Petersaul nodded and stepped aside. “Yeah, best, but”- she broke into an Elvis oldie- “didja-eva, eva get, eva get one, eva get one-a-those girls boys…”

Smacks of a virgin to such horror and trying to compensate, Jessica thought, likely her first year out of the academy with a lot of questions and horror ahead of her, unless she dropped out of this line of work. Jessica calmly replied, “I believe I've seen every kind of iced and diced corpse, male and female, in the book, thanks to my boss at Quantico, Agent Petersaul.”

“So I've been told by Darwin. Sexual mutilation murders, hearts ripped out, vaginas and breasts butchered, cranium's opened and brains scooped out.”

Others listened in with interest.

“However, I can safely say that I've never come across a victim with so horrid a gash of flesh removed from her body as this unfortunate woman.”

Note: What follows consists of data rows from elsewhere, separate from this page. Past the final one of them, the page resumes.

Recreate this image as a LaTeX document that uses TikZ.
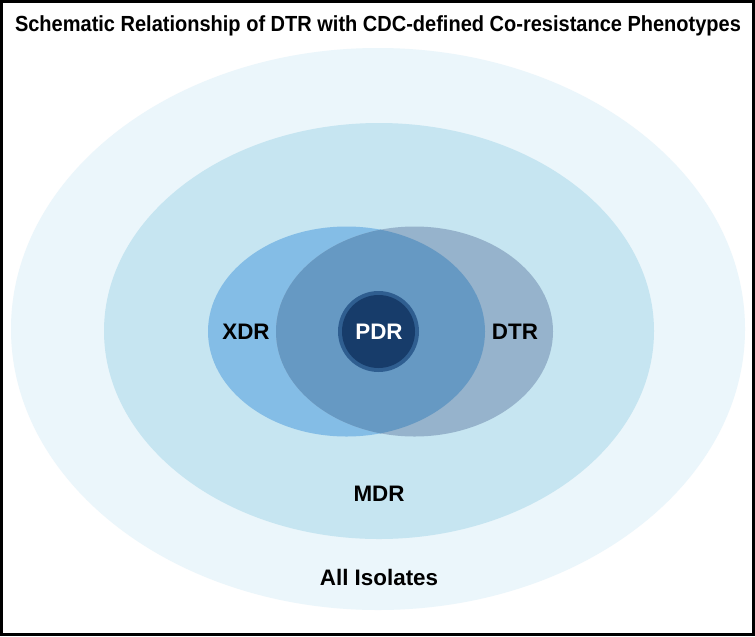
\documentclass[tikz,border=0pt]{standalone}
\usepackage{fontspec}
\setmainfont{Liberation Sans}
\usepackage{tikz}
\definecolor{allfill}{HTML}{EBF6FB}
\definecolor{mdrfill}{HTML}{C6E5F1}
\definecolor{xdrfill}{HTML}{84BDE6}
\definecolor{dtrfill}{HTML}{96B3CC}
\definecolor{bothfill}{HTML}{6699C3}
\definecolor{pdrfill}{HTML}{173C6A}
\definecolor{pdrring}{HTML}{2F5E90}

\begin{document}
\begin{tikzpicture}[x=0.75pt, y=-0.75pt,
		lab/.style={font=\fontsize{16.8pt}{20pt}\selectfont\bfseries, text=black},
		ttl/.style={font=\fontsize{16.4pt}{20pt}\selectfont\bfseries, xscale=0.915}]
			%%%%% START %%%%%
			
			\useasboundingbox (0, 0) rectangle (755, 636);
			\fill[white] (0, 0) rectangle (755, 636);
			
			\fill[allfill] (378, 329) ellipse [x radius=367, y radius=281];
			\fill[mdrfill] (379, 331) ellipse [x radius=275, y radius=208];
			
			\fill[xdrfill] (346.5, 331.5) ellipse [x radius=138.5, y radius=105];
			\fill[dtrfill] (414.5, 331.5) ellipse [x radius=138.5, y radius=105];
			\begin{scope}
				\clip (346.5, 331.5) ellipse [x radius=138.5, y radius=105];
				\fill[bothfill] (414.5, 331.5) ellipse [x radius=138.5, y radius=105];
			\end{scope}
			
			\fill[pdrring] (378.5, 331.5) circle (40.5);
			\fill[pdrfill] (378.5, 331.5) circle (36.5);
			
			\node[ttl] (title) at (378, 26) {Schematic Relationship of DTR with CDC-defined Co-resistance Phenotypes};
			\node[lab] (xdr) at (246, 332) {XDR};
			\node[lab] (dtr) at (515, 332) {DTR};
			\node[lab, text=white] (pdr) at (379, 332) {PDR};
			\node[lab] (mdr) at (379, 494) {MDR};
			\node[lab] (all) at (379, 577) {All Isolates};
			
			\draw[line width=3pt*0.75, black] (1.5, 1.5) rectangle (753.5, 634.5);
			
			%%%%% END %%%%%
		\end{tikzpicture}
\end{document}
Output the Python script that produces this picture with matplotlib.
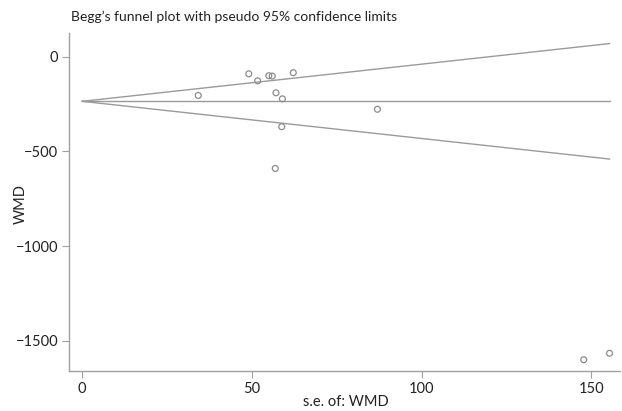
import numpy as np
import matplotlib
matplotlib.use("Agg")
import matplotlib.pyplot as plt

se = [34.2, 49.1, 51.7, 55.0, 56.0, 62.2, 57.1, 59.0, 87.0, 58.8, 56.9, 147.8, 155.4]
wmd = [-205, -91, -128, -101, -103, -85, -191, -223, -278, -370, -590, -1599, -1565]
pooled = -236
z = 1.96
xticks = [0, 50, 100, 150]
yticks = [0, -500, -1000, -1500]
ytick_labels = ['0', '\u2212500', '\u22121000', '\u22121500']

plt.rcParams['font.family'] = ['Lato', 'DejaVu Sans']

fig = plt.figure(figsize=(6.22, 4.11), dpi=100)
ax = fig.add_axes([0.1114, 0.098, 0.886, 0.822])

smax = max(se)
xs = np.array([0, smax])
lc = '#9a9a9a'
ax.plot(xs, pooled + z * xs, color=lc, lw=1.0)
ax.plot(xs, pooled - z * xs, color=lc, lw=1.0)
ax.plot(xs, [pooled, pooled], color=lc, lw=1.0)
ax.scatter(se, wmd, s=18, facecolors='none', edgecolors='#8c8c8c', linewidths=0.9, zorder=3)

ax.set_xlim(-3.8, 158.6)
ax.set_ylim(-1657, 125)
ax.set_xticks(xticks)
ax.set_yticks(yticks)
ax.set_yticklabels(ytick_labels)
for s in ['top', 'right']:
    ax.spines[s].set_visible(False)
for s in ['left', 'bottom']:
    ax.spines[s].set_color('#a0a0a0')
    ax.spines[s].set_linewidth(1.0)
ax.tick_params(colors='#a0a0a0', labelcolor='#222222', length=5, width=0.8, labelsize=10.5, pad=3)
ax.set_xlabel('s.e. of: WMD', fontsize=10.5, color='#222222')
ax.xaxis.set_label_coords((346 - 69.3) / 551, -(402 - 370.7) / 338)
ax.set_ylabel('WMD', fontsize=10.5, color='#222222')
ax.yaxis.set_label_coords((20.5 - 69.3) / 551, 1 - (203.5 - 32.7) / 338)
ax.xaxis.label.set_va('center')
ax.yaxis.label.set_va('center')
fig.text(71 / 622, 1 - 17 / 411, "Begg\u2019s funnel plot with pseudo 95% confidence limits",
         fontsize=10, color='#222222', va='center', ha='left')

fig.savefig('out.png', dpi=100)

Unfortunate, she rolled the word over in her mind. The understatement of the century, for this crime rivaled even the Skull-digger's work. Where he robbed his victims of their gray matter, cannibalizing it, whoever had done this latest, most-warped atrocity had robbed his victim of her entire vertebral column.

“Whataya suppose he does with the spine?” asked the young lady agent.